The conviction appealed from is reversed.


[1] While the proofs offered by the defense are not material to the determination of the motion of judgment of acquittal, see State v. Richards, 155 N.J. Super. 106, 112 n. 2 (App.Div. 1978), certif. den. 77 N.J. 478 (1978), we note that the sole defense witness here was defendant himself who testified that he had purchased the knife at Rickels three days prior to his arrest. His purpose in purchasing the knife, he said, was for use in his electrical subcontracting business and he was in fact, at the time of his arrest, on his way home from a friend's house where he had done some kind of wirestripping with the use of the knife. He further testified that he made a homemade case in which to carry the knife by his belt but the knife kept slipping out of the case and he therefore put it into his pant's pocket. The trial judge did not credit this explanation.

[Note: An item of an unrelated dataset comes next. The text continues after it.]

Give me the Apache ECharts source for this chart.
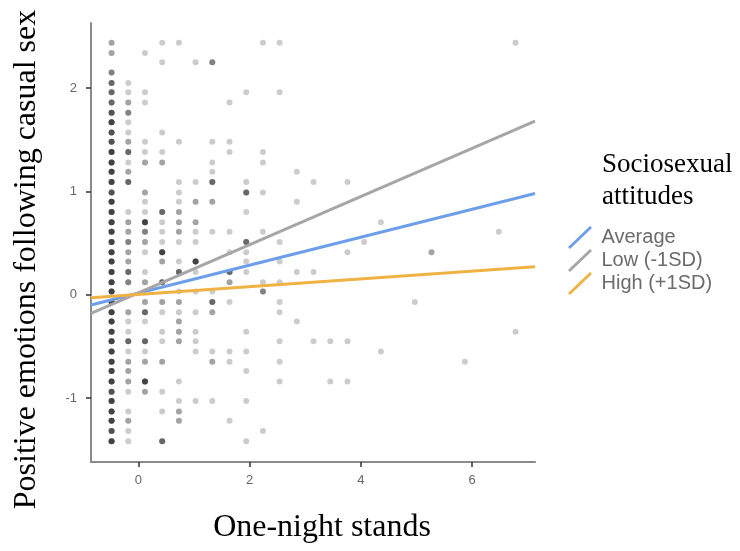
<!DOCTYPE html>
<html>
<head>
<meta charset="utf-8">
<script src="https://cdn.jsdelivr.net/npm/echarts@6/dist/echarts.min.js"></script>
<style>
html,body{margin:0;padding:0;background:#fff;}
#chart{width:740px;height:551px;}
</style>
</head>
<body>
<div id="chart"></div>
<script>
// ---- Data ----
// Scatter points: [one-night stands, positive emotions, number of overlapping observations]
const pointsLeftColumn = [
  [-0.48,2.44,2],[-0.48,2.34,2],[-0.48,2.15,3],[-0.48,2.05,4],[-0.48,1.96,4],[-0.48,1.86,4],
  [-0.48,1.76,5],[-0.48,1.67,6],[-0.48,1.57,5],[-0.48,1.48,5],[-0.48,1.38,6],[-0.48,1.28,6],
  [-0.48,1.19,6],[-0.48,1.09,6],[-0.48,0.99,5],[-0.48,0.90,6],[-0.48,0.80,6],[-0.48,0.70,6],
  [-0.48,0.61,6],[-0.48,0.51,6],[-0.48,0.41,6],[-0.48,0.32,6],[-0.48,0.22,6],[-0.48,0.12,6],
  [-0.48,0.03,6],[-0.48,-0.07,6],[-0.48,-0.17,6],[-0.48,-0.26,6],[-0.48,-0.36,6],[-0.48,-0.45,6],
  [-0.48,-0.55,6],[-0.48,-0.65,6],[-0.48,-0.74,6],[-0.48,-0.84,6],[-0.48,-0.94,5],[-0.48,-1.03,6],
  [-0.48,-1.13,6],[-0.48,-1.22,6],[-0.48,-1.32,5],[-0.48,-1.42,6]
];
const pointsCentre = [
  // x = -0.18
  [-0.18,2.05,1],[-0.18,1.96,1],[-0.18,1.86,2],[-0.18,1.76,3],[-0.18,1.67,1],[-0.18,1.57,1],
  [-0.18,1.48,2],[-0.18,1.38,4],[-0.18,1.28,1],[-0.18,1.19,2],[-0.18,1.09,4],[-0.18,0.80,1],
  [-0.18,0.70,2],[-0.18,0.61,2],[-0.18,0.51,3],[-0.18,0.41,2],[-0.18,0.32,2],[-0.18,0.22,4],
  [-0.18,0.12,3],[-0.18,-0.17,2],[-0.18,-0.26,1],[-0.18,-0.36,1],[-0.18,-0.45,4],[-0.18,-0.55,1],
  [-0.18,-0.65,2],[-0.18,-0.74,2],[-0.18,-0.84,2],[-0.18,-0.94,1],[-0.18,-1.13,1],[-0.18,-1.22,2],
  [-0.18,-1.32,1],[-0.18,-1.42,1],
  // x = 0.12
  [0.12,2.34,1],[0.12,1.96,1],[0.12,1.86,1],[0.12,1.48,1],[0.12,1.38,1],[0.12,1.28,2],
  [0.12,0.99,2],[0.12,0.90,1],[0.12,0.80,1],[0.12,0.70,6],[0.12,0.61,3],[0.12,0.51,2],
  [0.12,0.41,1],[0.12,0.22,1],[0.12,0.12,2],[0.12,-0.07,2],[0.12,-0.17,4],[0.12,-0.26,1],
  [0.12,-0.45,4],[0.12,-0.55,1],[0.12,-0.65,2],[0.12,-0.84,6],[0.12,-0.94,2],
  // x = 0.43
  [0.43,2.44,1],[0.43,2.25,1],[0.43,1.57,1],[0.43,1.38,1],[0.43,1.28,2],[0.43,0.80,4],
  [0.43,0.70,1],[0.43,0.61,1],[0.43,0.51,1],[0.43,0.41,6],[0.43,0.32,2],[0.43,0.12,4],
  [0.43,-0.07,2],[0.43,-0.17,1],[0.43,-0.36,1],[0.43,-0.45,1],[0.43,-0.65,2],[0.43,-0.94,1],
  [0.43,-1.13,1],[0.43,-1.42,4],
  // x = 0.73
  [0.73,2.44,1],[0.73,1.48,1],[0.73,1.09,1],[0.73,0.99,1],[0.73,0.90,1],[0.73,0.80,2],
  [0.73,0.70,2],[0.73,0.61,2],[0.73,0.51,1],[0.73,0.32,1],[0.73,0.22,4],[0.73,0.03,1],
  [0.73,-0.07,2],[0.73,-0.17,1],[0.73,-0.26,2],[0.73,-0.36,2],[0.73,-0.45,2],[0.73,-0.84,1],
  [0.73,-1.03,1],[0.73,-1.13,2],[0.73,-1.22,2],
  // x = 1.03
  [1.03,2.25,1],[1.03,1.09,1],[1.03,0.90,2],[1.03,0.70,2],[1.03,0.61,1],[1.03,0.51,1],
  [1.03,0.32,6],[1.03,0.22,1],[1.03,0.03,1],[1.03,-0.17,1],[1.03,-0.36,1],[1.03,-0.45,1],
  [1.03,-0.55,1],[1.03,-1.03,1]
];
const pointsRight = [
  // x = 1.33
  [1.33,2.25,3],[1.33,1.48,1],[1.33,1.28,1],[1.33,1.19,1],[1.33,1.09,4],[1.33,0.90,2],
  [1.33,0.61,1],[1.33,0.03,1],[1.33,-0.07,4],[1.33,-0.17,2],[1.33,-0.55,1],[1.33,-0.65,2],
  [1.33,-1.03,1],
  // x = 1.64
  [1.64,1.86,1],[1.64,1.48,1],[1.64,1.38,1],[1.64,0.61,1],[1.64,0.41,1],[1.64,0.22,4],
  [1.64,0.12,2],[1.64,-0.07,1],[1.64,-0.55,1],[1.64,-0.65,1],[1.64,-1.22,1],
  // x = 1.94
  [1.94,1.96,1],[1.94,1.09,1],[1.94,0.99,4],[1.94,0.80,1],[1.94,0.51,4],[1.94,0.41,1],
  [1.94,0.32,1],[1.94,0.22,1],[1.94,-0.36,1],[1.94,-0.55,1],[1.94,-0.74,1],[1.94,-1.03,1],
  [1.94,-1.42,1],
  // x = 2.24
  [2.24,2.44,1],[2.24,1.38,1],[2.24,1.28,1],[2.24,0.99,1],[2.24,0.61,1],[2.24,0.12,1],
  [2.24,0.03,3],[2.24,-1.32,1],
  // x = 2.54
  [2.54,2.44,1],[2.54,1.96,1],[2.54,0.51,1],[2.54,0.32,1],[2.54,0.12,1],[2.54,-0.07,1],
  [2.54,-0.17,1],[2.54,-0.45,1],[2.54,-0.65,1],[2.54,-0.84,1],
  // x >= 2.85
  [2.85,1.19,1],[2.85,0.90,1],[2.85,0.22,1],[2.85,-0.26,1],
  [3.15,1.09,1],[3.15,0.22,1],[3.15,-0.45,1],
  [3.45,-0.45,1],[3.45,-0.84,1],
  [3.76,1.09,1],[3.76,0.41,1],[3.76,-0.45,1],[3.76,-0.84,1],
  [4.06,0.51,1],
  [4.36,0.70,1],[4.36,-0.55,1],
  [4.97,-0.07,1],
  [5.27,0.41,2],
  [5.87,-0.65,1],
  [6.48,0.61,1],
  [6.78,2.44,1],[6.78,-0.36,1]
];

// Fitted simple slopes (end points at the axis limits)
const lineX = [-0.85, 7.13];
const averageY = [-0.10, 0.98];
const lowY = [-0.18, 1.68];
const highY = [-0.03, 0.27];
const seriesNames = ['Average', 'Low (-1SD)', 'High (+1SD)'];
const seriesColors = ['#6d9eea', '#a6a6a6', '#efb244'];

const xTicks = [0, 2, 4, 6];
const yTicks = [-1, 0, 1, 2];
const xRange = [-0.85, 7.13];
const yRange = [-1.62, 2.63];

// ---- Build the chart ----
const scatterData = [];
[pointsLeftColumn, pointsCentre, pointsRight].forEach(function (group) {
  group.forEach(function (p) {
    for (let i = 0; i < p[2]; i++) scatterData.push([p[0], p[1]]);
  });
});
function linePairs(ys) { return lineX.map(function (x, i) { return [x, ys[i]]; }); }

const slashIcon = 'path://M0,21 L22,0 L24,2 L2,23 Z';
const chart = echarts.init(document.getElementById('chart'), null, {renderer: 'canvas'});
chart.setOption({
  animation: false,
  backgroundColor: '#ffffff',
  title: {
    text: 'Sociosexual\nattitudes',
    left: 597, top: 144,
    textStyle: {fontFamily: 'Liberation Serif', fontSize: 27, fontWeight: 'normal', color: '#000', lineHeight: 32}
  },
  legend: {
    data: seriesNames,
    orient: 'vertical',
    left: 563, top: 221,
    itemWidth: 25, itemHeight: 23, itemGap: 0,
    icon: slashIcon,
    textStyle: {fontFamily: 'Liberation Sans', fontSize: 20, color: '#6b6b6b', padding: [0, 0, 0, 4], lineHeight: 22}
  },
  grid: {left: 91, right: 205, top: 23, bottom: 89, containLabel: false},
  xAxis: {
    type: 'value', min: xRange[0], max: xRange[1],
    name: 'One-night stands', nameLocation: 'middle', nameGap: 50,
    nameTextStyle: {fontFamily: 'Liberation Serif', fontSize: 32, color: '#000', padding: [0, 0, 0, 18]},
    axisLine: {show: true, onZero: false, lineStyle: {color: '#8a8a8a', width: 2}},
    axisTick: {show: true, customValues: xTicks, length: 5, lineStyle: {color: '#333', width: 1.5}},
    axisLabel: {customValues: xTicks, fontFamily: 'Liberation Sans', fontSize: 13, color: '#666', margin: 12},
    splitLine: {show: false}
  },
  yAxis: {
    type: 'value', min: yRange[0], max: yRange[1],
    name: 'Positive emotions following casual sex', nameLocation: 'middle', nameGap: 48,
    nameTextStyle: {fontFamily: 'Liberation Serif', fontSize: 32, color: '#000', padding: [0, 34, 0, 0]},
    axisLine: {show: true, onZero: false, lineStyle: {color: '#8a8a8a', width: 2}},
    axisTick: {show: true, customValues: yTicks, length: 5, lineStyle: {color: '#333', width: 1.5}},
    axisLabel: {customValues: yTicks, fontFamily: 'Liberation Sans', fontSize: 13, color: '#666', margin: 14},
    splitLine: {show: false}
  },
  series: [
    {
      type: 'scatter', name: 'observations', data: scatterData,
      symbolSize: 6, itemStyle: {color: 'rgba(0,0,0,0.25)'}, z: 1, silent: true
    },
    {type: 'line', name: seriesNames[0], data: linePairs(averageY), showSymbol: false, symbol: 'none',
     lineStyle: {color: seriesColors[0], width: 3}, itemStyle: {color: seriesColors[0]}, z: 3},
    {type: 'line', name: seriesNames[1], data: linePairs(lowY), showSymbol: false, symbol: 'none',
     lineStyle: {color: seriesColors[1], width: 3}, itemStyle: {color: seriesColors[1]}, z: 3},
    {type: 'line', name: seriesNames[2], data: linePairs(highY), showSymbol: false, symbol: 'none',
     lineStyle: {color: seriesColors[2], width: 3}, itemStyle: {color: seriesColors[2]}, z: 3}
  ]
});
</script>
</body>
</html>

[2] N.J.S.A. 2C:39-1(r) defines weapon as

anything readily capable of lethal use or of inflicting serious bodily injury. The term includes, but is not limited to, all (1) firearms, even though not loaded or lacking a clip or other component to render them immediately operable; (2) components which can be readily assembled into a weapon; and (3) gravity knives, switchblade knives, daggers, dirks, stilettos, or other dangerous knives, billies, blackjacks, bludgeons, metal knuckles, sand-clubs, slingshots, cestus or similar leather bands studded with metal filings or razor blades imbedded in wood; and any weapon or other device which projects, releases, or emits tear gas or any other substance intended to produce temporary physical discomfort or permanent injury through being vaporized or otherwise dispensed in the air.